Meldung

Stadt Nordhausen empfängt ehemalige Häftlinge im Theater

Montag, 11. April 2005, 19:30 Uhr
Nordhausen (psv) Die Stadt Nordhausen wird heute Abend um 19.30 Uhr im Nordhäuser Theater ehemalige Häftlinge des KZ Mittelbau-Dora empfangen. Anlass ist der 60. Jahrestag der Befreiung des Konzentrationslagers am 11. April 1945.

Darüber hinaus ist eine offizielle Delegation der Stadt Antwerpen anwesend. Die Kontakte zwischen Nordhausen und Antwerpen hatten sich in den zurückliegenden Jahren vertieft. Im 2. Weltkrieg wurde Antwerpen von den so genannten Vergeltungswaffen schwer getroffen, die von den Dora-Häftlingen in den Stollen des Konzentrationslager hergestellt werden mussten.

Gemeinsam mit Stadtrat Gilbert Verstraelen und dem ehemaligen belgischen Häftling Leopold Claessens hatten Oberbürgermeisterin Barbara Rinke und Beigeordneter Dietrich Beyse Kränze an einem Gedenkstein am Zugang zum früheren Stollen niedergelegt.
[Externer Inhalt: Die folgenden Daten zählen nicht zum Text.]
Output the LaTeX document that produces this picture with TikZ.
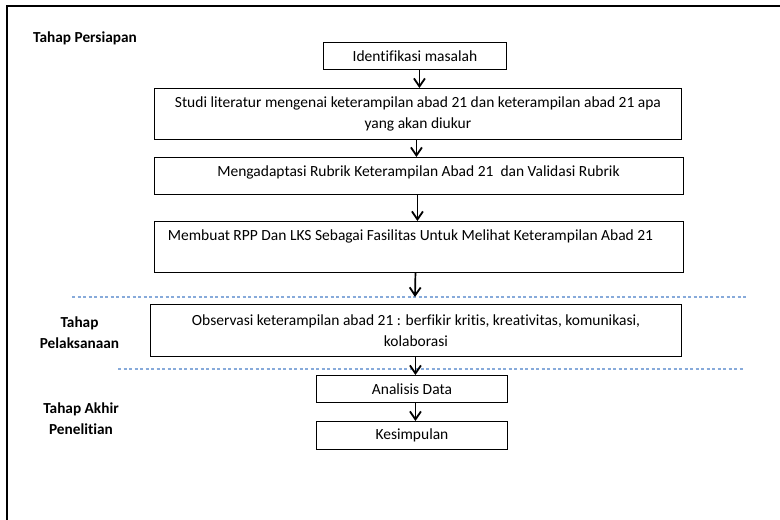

Im Folgenden die Ansprache der Oberbürgermeisterin:

„Für eine kleine Weile mag sich das Leid hinter einem Vorhang verbergen; aber es ist da, es bleibt, und ein kleiner Windstoß weht den Vorhang hinweg, und das große Erschrecken von damals wird plötzlich wieder drohend gegenwärtig. So drohend, so gegenwärtig, dass wir fragen, ob denn das Vergangene wirklich vergangen sei, oder ob wir nicht die Aufgabe, nämlich das Vermächtnis, das uns die Toten hinterließen, noch immer erst zu erfüllen haben, damit wir ihres Leides und ihres Opfers im Frieden und mit einem beruhigten Gewissen gedenken können. Und wir wissen: Soweit haben wir´s noch nicht gebracht; an dieser Stätte ist unser Herz in diesem Augenblick keineswegs mit dem Frieden einer andachtsvollen Trauer ausgefüllt, so dass nichts anderes daneben Platz hätte.“

Dies waren die Worte des deutschen Theologen Martin Niemöller, mit denen er 1962 die Opfer der NS-Herrschaft gewürdigt hat.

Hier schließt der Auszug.